Spokesman of the Anambra State Police Command, Deputy Superintendent of Police Tochukwu Ikenga, who briefed journalists during the parade, said, apart from the 35 teenage victims rescued, the police also arrested three suspects, including two men who guarded the premises, and the assistant manager of the hotel.

He said they also recovered three pump-action rifles, seven cartridges and the sum of N877,500 cash at the scene. Two registers where names of the teenage commercial sex workers and money collected from them were recorded were also recovered.

Ikenga said preliminary investigations revealed that the girls were trafficked to the hotel, where they were kept and used in commercial sex while they remitted the proceeds to their “madam” working for the owner of the brothel, both of whom were on the run. 

The police public relations officer, who represented the Anambra State Commissioner of Police, Echeng Echeng, said the rescued girls would be handed over to the National Agency for Prohibition of Trafficking in Persons (NAPTIP) for proper “rehabilitation, reformation and reintegration,” while the suspects would be charged to court.

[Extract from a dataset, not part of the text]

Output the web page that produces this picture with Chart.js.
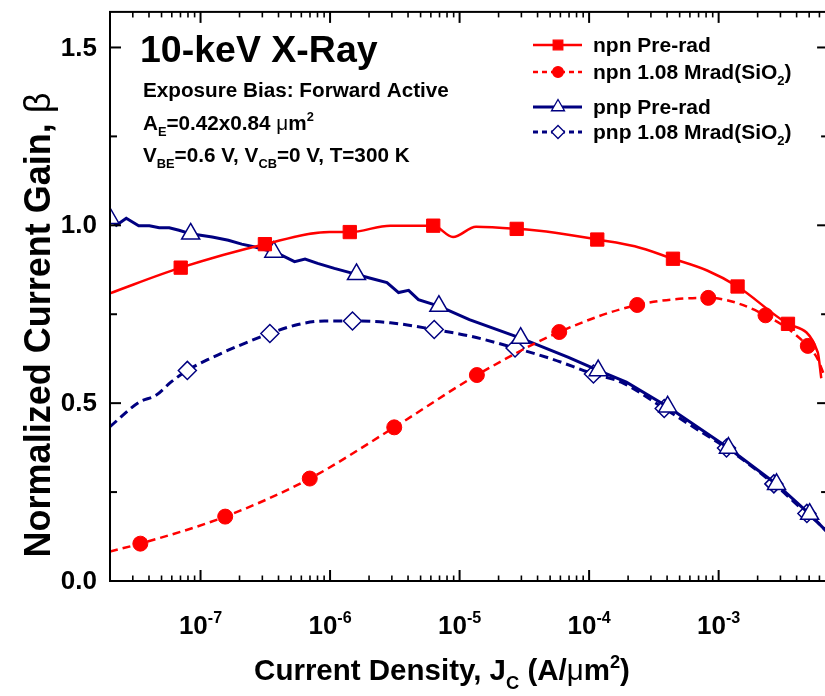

He conveyed the message of the commissioner of police in the matter thus: “Parents should learn how to monitor the activities of their kids and the company they keep. They should always create deliberate relationship with their wards and children. This will help them to know when their child is having issues. They should also look out for them because what we have here today is a typical case of parental failure.”

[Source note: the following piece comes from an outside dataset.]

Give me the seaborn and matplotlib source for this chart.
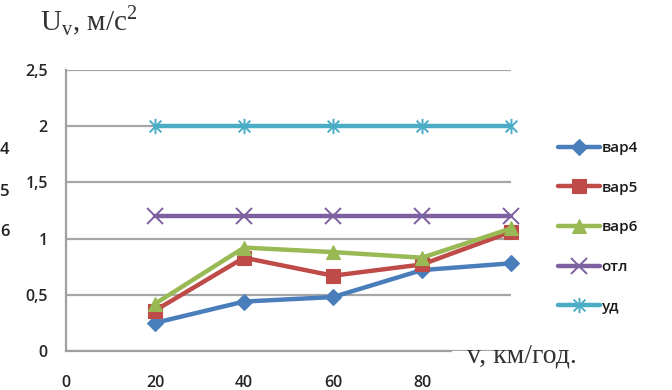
import numpy as np
import pandas as pd
import matplotlib
matplotlib.use("Agg")
import matplotlib.pyplot as plt
from matplotlib.path import Path
import seaborn as sns

# Speed (km/h) and acceleration values per variant
speed = [20, 40, 60, 80, 100]
var4 = [0.25, 0.44, 0.48, 0.72, 0.78]
var5 = [0.36, 0.83, 0.67, 0.77, 1.06]
var6 = [0.42, 0.92, 0.88, 0.83, 1.09]
otl = [1.2, 1.2, 1.2, 1.2, 1.2]
ud = [2.0, 2.0, 2.0, 2.0, 2.0]

series_names = ["вар4", "вар5", "вар6", "отл", "уд"]
series_values = [var4, var5, var6, otl, ud]

x_ticks = [0, 20, 40, 60, 80]
y_ticks = [0, 0.5, 1, 1.5, 2, 2.5]
y_tick_labels = ["0", "0,5", "1", "1,5", "2", "2,5"]

colors = ["#4a7ebb", "#be4b48", "#98b954", "#7d60a0", "#4bacc6"]

# star marker: an x crossed by a vertical bar
star = Path([(-1, -1), (1, 1), (-1, 1), (1, -1), (0, -1.3), (0, 1.3)],
            [Path.MOVETO, Path.LINETO, Path.MOVETO, Path.LINETO,
             Path.MOVETO, Path.LINETO])
markers = ["D", "s", "^", "x", star]
msizes = [8, 10, 10, 11, 11]

df = pd.DataFrame({
    "v": np.tile(speed, len(series_names)),
    "U": np.concatenate(series_values),
    "series": np.repeat(series_names, len(speed)),
})

sns.set_theme(style="white")
plt.rcParams["font.family"] = ["Open Sans", "DejaVu Sans"]
plt.rcParams["mathtext.fontset"] = "custom"
plt.rcParams["mathtext.rm"] = "Liberation Serif"

fig = plt.figure(figsize=(6.72, 3.9), dpi=100)
ax = fig.add_axes([66 / 672, 1 - 351 / 390, (511 - 66) / 672, (351 - 70) / 390])

for name, c, m, ms in zip(series_names, colors, markers, msizes):
    sub = df[df["series"] == name]
    sns.lineplot(data=sub, x="v", y="U", ax=ax, color=c, linewidth=3.2,
                 marker=m, markersize=ms, markeredgecolor=c, markerfacecolor=c,
                 markeredgewidth=1.4 if m in ("x",) or m is star else 0.8,
                 label=name, clip_on=False, zorder=3)

ax.set_xlim(0, 100)
ax.set_ylim(0, 2.5)
ax.set_xticks(x_ticks)
ax.set_yticks(y_ticks)
ax.set_yticklabels(y_tick_labels)
ax.set_xlabel("")
ax.set_ylabel("")

ax.grid(axis="y", color="#a6a6a6", linewidth=1.6)
ax.set_axisbelow(True)
for s in ["top", "right"]:
    ax.spines[s].set_visible(False)
for s in ["left", "bottom"]:
    ax.spines[s].set_color("#a0a0a0")
    ax.spines[s].set_linewidth(1.6)
ax.spines["bottom"].set_bounds(0, 86.5)
ax.tick_params(axis="both", direction="out", length=6, width=1.4,
               color="#a0a0a0", labelsize=11.5, labelcolor="#262626", pad=6)
ax.tick_params(axis="y", length=8, pad=5)
ax.tick_params(axis="x", pad=11)
for lbl in ax.get_xticklabels() + ax.get_yticklabels():
    lbl.set_fontweight("semibold")

leg = ax.legend(loc="upper left", bbox_to_anchor=(558 / 672, 1 - 141 / 390),
                bbox_transform=fig.transFigure, frameon=False, fontsize=11,
                handlelength=2.75, handletextpad=0.1, labelspacing=1.68,
                borderaxespad=0, borderpad=0)
for t in leg.get_texts():
    t.set_color("#1a1a1a")
    t.set_fontweight("semibold")

# axis captions
fig.text(40 / 672, 1 - 31 / 390, r"U$_\mathrm{v}$, м/с$^{\mathrm{2}}$",
         fontsize=21, family="Liberation Serif", color="#333333",
         ha="left", va="baseline")
fig.text(467 / 672, 1 - 363 / 390, "v, км/год.", fontsize=20,
         family="Liberation Serif", color="#333333", ha="left", va="baseline")

# characters at the left edge
for ch, yy in zip(["4", "5", "6"], [150, 192, 232]):
    fig.text(0, 1 - yy / 390, ch, fontsize=12, color="#202020",
             ha="left", va="center", fontweight="semibold")

fig.savefig("out.png", dpi=100)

He also stated that the matter would be followed up to a logical conclusion.

On his part, Anambra State Commissioner for Culture, Tourism and Entertainment, Don Onyenji, said the state government had clamped down and completely sealed the hotel where underage girls were used as sex slaves, prostitutes and baby sellers.

Onyenji said his ministry went to the hotel and discovered that the said location did not qualify to be called a hotel because it did not meet the criteria for such classifications in the state. He added that the place was not certified and also not captured in the government’s list of hotels operating in the state.

Shockingly, when our reporter visited the hotel last Sunday to verify the commissioner’s claim, it was discovered that the place was still operating in full swing.  Though without any signpost directing one to the place, Daily Sun, after painstaking enquiries located the place and was surprised to see fun seekers having a blast with loud music, drinks flowing ceaselessly and girls still selling their bodies for a fee in the brothel.

A highly placed source in Nkpor community (names withheld) told the reporter that the owner of the hotel, also an Nkpor indigene, was well connected and had activated his contacts to reach out to the government and the police hierarchy in the state. So, the matter, he said, has been relaxed and allowed to fizzle out with time. 

The same source also said that the Ogidi Area Command of the police, in whose jurisdiction the hotel is located and who ordinarily should have acted on intelligence to stop the illegal sex trade perpetrated in the place before now, turned a blind eye because of the owner’s connections.

“This was the reason Onitsha Area Command led the operation because the Ogidi Command allegedly compromised and refused to act for so long,” our source stated.

A resident of the area who simply identified himself as Onyeka said activities at the hotel remained a potent danger to the society. He said they heaved a sigh of relief when the police raided the place but were disappointment that government had not shown a strong responsive mechanism by following up and taking stringent measures to stop the anomaly going on there, which residents of the area have endured  for long.